I am wondering why I have an ongoing request for my dates now.  I am a very light sleeper and will wake up at any sound.  If I get a lower-level unit, and people are noisy, I am likely going to be awake all night.  I need to have the window open on Kauai without air conditioning.  Maybe I need to stick with Shearwater and Point at Poipu for my exchange requests elsewhere.  

And I remember your experience at Lawai a few years back, Denise.  What was I thinking?  I need to re-think this entire idea of staying there.  

Which units are noisy?  You were in Banyan, weren't you Denise?


----------



## DeniseM (Jun 19, 2010)

Cindy - the bottom floor units in Banyon and Coral are the worst, and the Coral units that back up to the parking garage.

If you look at the picture I posted above, see the tiny building in front of the right corner of the Banyan Bldg?  That is the public restroom for the beach, and the public parking lot is directly to the right.  We were directly behind it, on the bottom floor.

I like this resort a lot, and the snorkeling there is great, but I would only go back if I was guaranteed the Ali'i Bldg. and a high floor.  Our plan is to buy an Ali'i unit eventually.


----------



## nygiants11991 (Jun 20, 2010)

I went to the Lawai website and saw some pictures and got the building layout of the rooms, but I did not see any room layouts. Does anyone have pics of room layouts or general pictures they would be willing to share?


----------



## wauhob3 (Jun 21, 2010)

rickandcindy23 said:


> I am wondering why I have an ongoing request for my dates now.  I am a very light sleeper and will wake up at any sound.  If I get a lower-level unit, and people are noisy, I am likely going to be awake all night.  I need to have the window open on Kauai without air conditioning.  Maybe I need to stick with Shearwater and Point at Poipu for my exchange requests elsewhere.
> 
> And I remember your experience at Lawai a few years back, Denise.  What was I thinking?  I need to re-think this entire idea of staying there.
> 
> Which units are noisy?  You were in Banyan, weren't you Denise?

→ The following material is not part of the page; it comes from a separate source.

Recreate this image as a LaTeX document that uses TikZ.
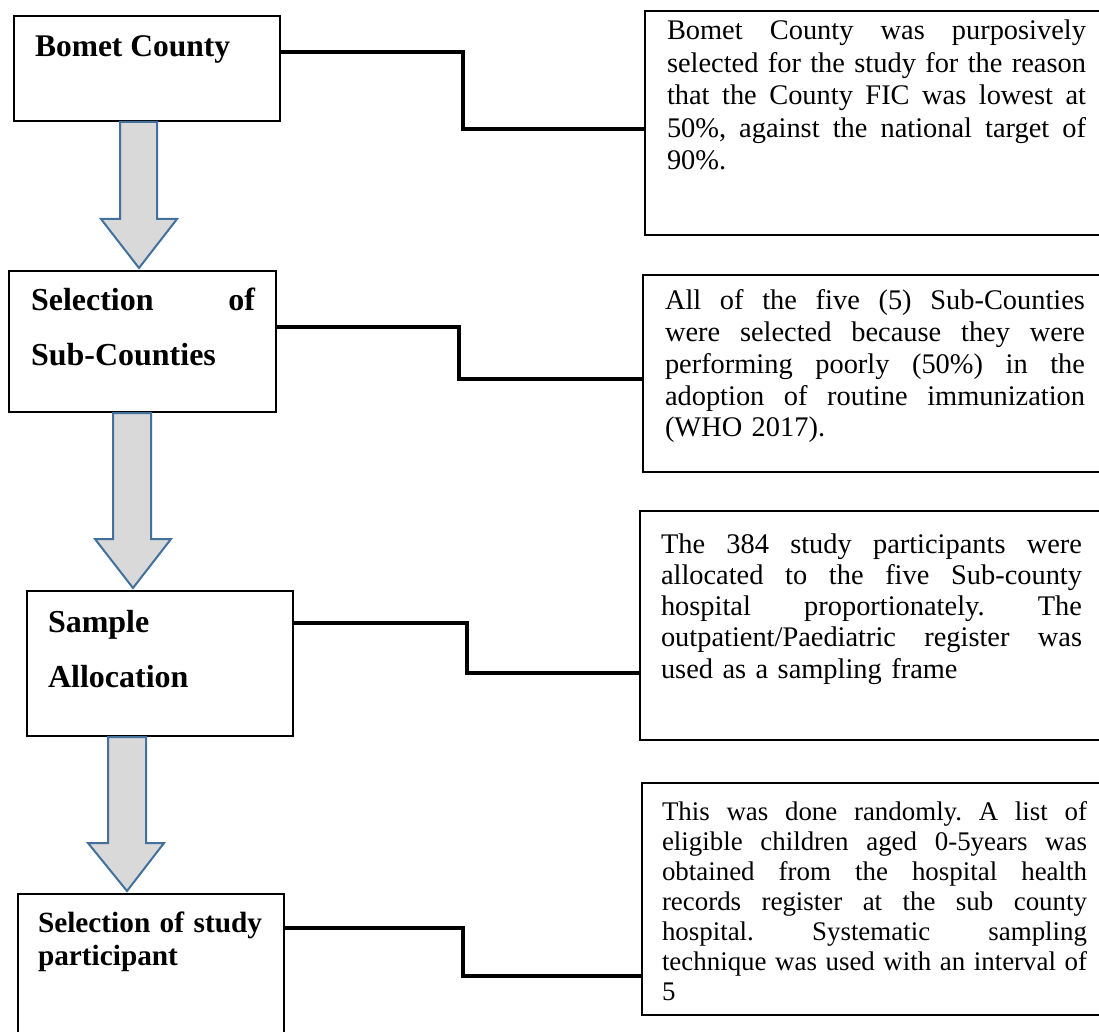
\documentclass[tikz,border=0pt]{standalone}
\usepackage{fontspec}
\setmainfont{Liberation Serif}
\usetikzlibrary{calc}
\definecolor{arrowfill}{RGB}{217,217,217}
\definecolor{arrowline}{RGB}{65,113,156}
\newcommand\jline[2]{\leavevmode\hbox to #1{#2}}
\newcommand\hf{\hfill}
\begin{document}
\begin{tikzpicture}[x=1pt,y=-1pt,
  box/.style={draw=black, line width=1.8pt, fill=white, inner sep=0pt, outer sep=0pt, anchor=north west, rectangle},
  txt/.style={anchor=north west, inner sep=0pt, outer sep=0pt, align=left},
  conn/.style={draw=black, line width=3.2pt, line join=miter},
  blockarrow/.style={fill=arrowfill, draw=arrowline, line width=2pt, line join=miter}]
\useasboundingbox (0,0) rectangle (1099,1032);
\clip (0,0) rectangle (1099,1032);
\fill[white] (0,0) rectangle (1099,1032);

% left boxes
\node[box, minimum width=266pt, minimum height=105pt] (b1) at (14,16) {};
\node[box, minimum width=267pt, minimum height=141pt] (b2) at (9,271) {};
\node[box, minimum width=266pt, minimum height=145pt] (b3) at (27,591) {};
\node[box, minimum width=266pt, minimum height=170pt] (b4) at (18,894) {};

% right boxes
\node[box, minimum width=470pt, minimum height=224pt] (r1) at (645,11) {};
\node[box, minimum width=470pt, minimum height=197pt] (r2) at (643,275) {};
\node[box, minimum width=470pt, minimum height=229pt] (r3) at (640,511) {};
\node[box, minimum width=470pt, minimum height=232pt] (r4) at (642,783) {};

% block arrows
\filldraw[blockarrow] (120,122) -- (120,219) -- (101,219) -- (139,268) -- (177,219) -- (157,219) -- (157,122) -- cycle;
\filldraw[blockarrow] (113,413) -- (113,539) -- (95,539) -- (133,588) -- (171,539) -- (151,539) -- (151,413) -- cycle;
\filldraw[blockarrow] (108,737) -- (108,843) -- (88,843) -- (127,891) -- (164,843) -- (146,843) -- (146,737) -- cycle;

% connectors
\draw[conn] (b1.east |- 0,52) -- (463,52) -- (463,129) -- (r1.west |- 0,129);
\draw[conn] (b2.east |- 0,327) -- (459,327) -- (459,379) -- (r2.west |- 0,379);
\draw[conn] (b3.east |- 0,623) -- (467,623) -- (467,673) -- (r3.west |- 0,673);
\draw[conn] (b4.east |- 0,928) -- (463,928) -- (463,976) -- (r4.west |- 0,976);

% left texts
\node[txt, font=\fontsize{31.5}{36}\selectfont\bfseries] (t1) at (35,31.8) {\strut Bomet County};
\node[txt, text width=224pt, font=\fontsize{32}{55}\selectfont\bfseries] (t2) at (31,271.5)
  {\noindent\strut\jline{224pt}{Selection\hf of}\\Sub-Counties};
\node[txt, text width=224pt, font=\fontsize{32}{55}\selectfont\bfseries] (t3) at (48,593.5)
  {\noindent\strut Sample\\Allocation};
\node[txt, text width=224pt, font=\fontsize{29.3}{33}\selectfont\bfseries] (t4) at (38,908.9)
  {\noindent\strut\jline{224pt}{Selection\hf of\hf study}\\participant};

% right texts
\node[txt, text width=419pt, font=\fontsize{28.4}{32.5}\selectfont] (u1) at (667,17.25)
  {\noindent\strut\jline{419pt}{Bomet\hf County\hf was\hf purposively}\\
   \jline{419pt}{selected\hf for\hf the\hf study\hf for\hf the\hf reason}\\
   \jline{419pt}{that\hf the\hf County\hf FIC\hf was\hf lowest\hf at}\\
   \jline{419pt}{50\%,\hf against\hf the\hf national\hf target\hf of}\\
   90\%.};
\node[txt, text width=420pt, font=\fontsize{28.4}{31.7}\selectfont] (u2) at (665,287.8)
  {\noindent\strut\jline{420pt}{All\hf of\hf the\hf five\hf (5)\hf Sub-Counties}\\
   \jline{420pt}{were\hf selected\hf because\hf they\hf were}\\
   \jline{420pt}{performing\hf poorly\hf (50\%)\hf in\hf the}\\
   \jline{420pt}{adoption\hf of\hf routine\hf immunization}\\
   (WHO 2017).};
\node[txt, text width=421pt, font=\fontsize{28.4}{31.3}\selectfont] (u3) at (661,531.1)
  {\noindent\strut\jline{421pt}{The\hf 384\hf study\hf participants\hf were}\\
   \jline{421pt}{allocated\hf to\hf the\hf five\hf Sub-county}\\
   \jline{421pt}{hospital\hf proportionately.\hf The}\\
   \jline{421pt}{outpatient/Paediatric\hf register\hf was}\\
   used as a sampling frame};
\node[txt, text width=426pt, font=\fontsize{26.9}{30}\selectfont] (u4) at (662,799)
  {\noindent\strut\jline{425pt}{This\hf was\hf done\hf randomly.\hf A\hf list\hf of}\\
   \jline{425pt}{eligible\hf children\hf aged\hf 0-5years\hf was}\\
   \jline{425pt}{obtained\hf from\hf the\hf hospital\hf health}\\
   \jline{425pt}{records\hf register\hf at\hf the\hf sub\hf county}\\
   \jline{425pt}{hospital.\hf Systematic\hf sampling}\\
   \jline{425pt}{technique\hf was\hf used\hf with\hf an\hf interval\hf of}\\
   5};
\end{tikzpicture}
\end{document}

We stayed at Lawai Beach Resort and Shearwater and I don't remember noise but we were in a second floor Ali if I remember correctly. I liked Lawai Beach better although Shearwater had more high end decor but had lots of ants and we couldn't eat on the deck which was ground level either because there was always at least a dozen cats begging out there. I liked Lawai Beach club's area of the island better too but both are very nice.


----------



## T_R_Oglodyte (Jun 21, 2010)

rickandcindy23 said:


> I am wondering why I have an ongoing request for my dates now.  I am a very light sleeper and will wake up at any sound.

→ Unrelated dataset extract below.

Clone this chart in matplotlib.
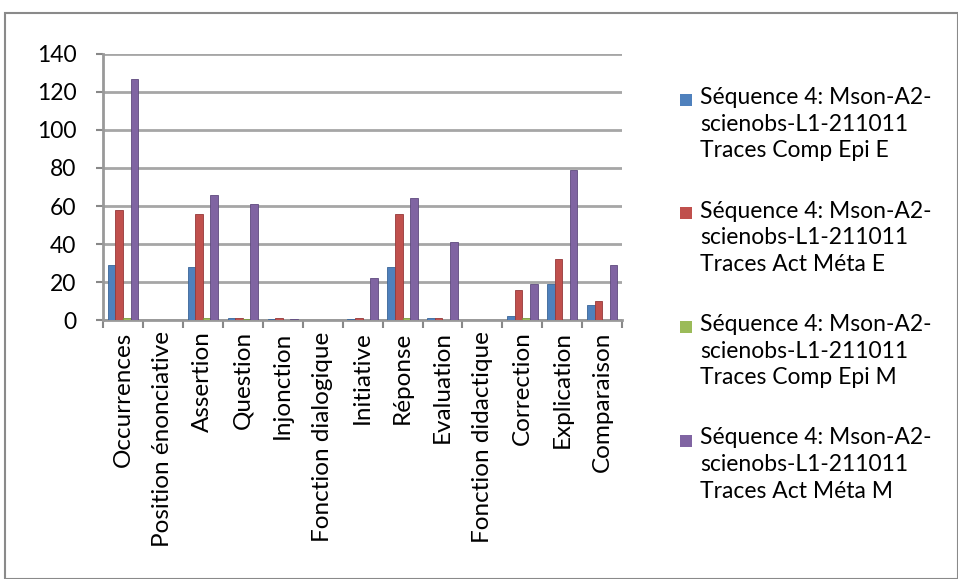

Well, Cindy. If you're *that* light of a sleeper perhaps you should skip Kaua'i altogether unless you can score a unit with air conditioning.  Regardless of where you are on the island, you will hear roosters crowing before dawn (as well as all day long).

Pick one of the other islands, where snakes have devastated the bird populations.


----------



## DeniseM (Jun 21, 2010)

Another options is too get an ocean front unit somewhere.  At our TS on Kauai, the ocean is so loud, we can't even hear the roosters!


----------



## glypnirsgirl (Jun 21, 2010)

Hi Denise - what is the name of where you own ocean-front on Kauai? 

My sister, brother-in-law, Ian and I are wanting to go to Kauai next Spring and my sister is also an extremely light sleeper. The location of LBR looked perfect, but the noise will be a no-go for us.

elaine


----------



## teepeeca (Jun 22, 2010)

Guess it's time for me to "chime-in".  Have stayed at LBR "many times", and  a (very) few times were on a lower floor Banyan building, east side of the building.  I, and my wife, have NEVER had, or noticed, noise problems, or were disturbed by any noise.  (One of the units was 2103---the third unit from the end, first floor.)

Maybe some posters are more "noise-sensitive" than Pam and I are, but I/we will take LBR, any unit, in a heartbeat !!!

Tony


----------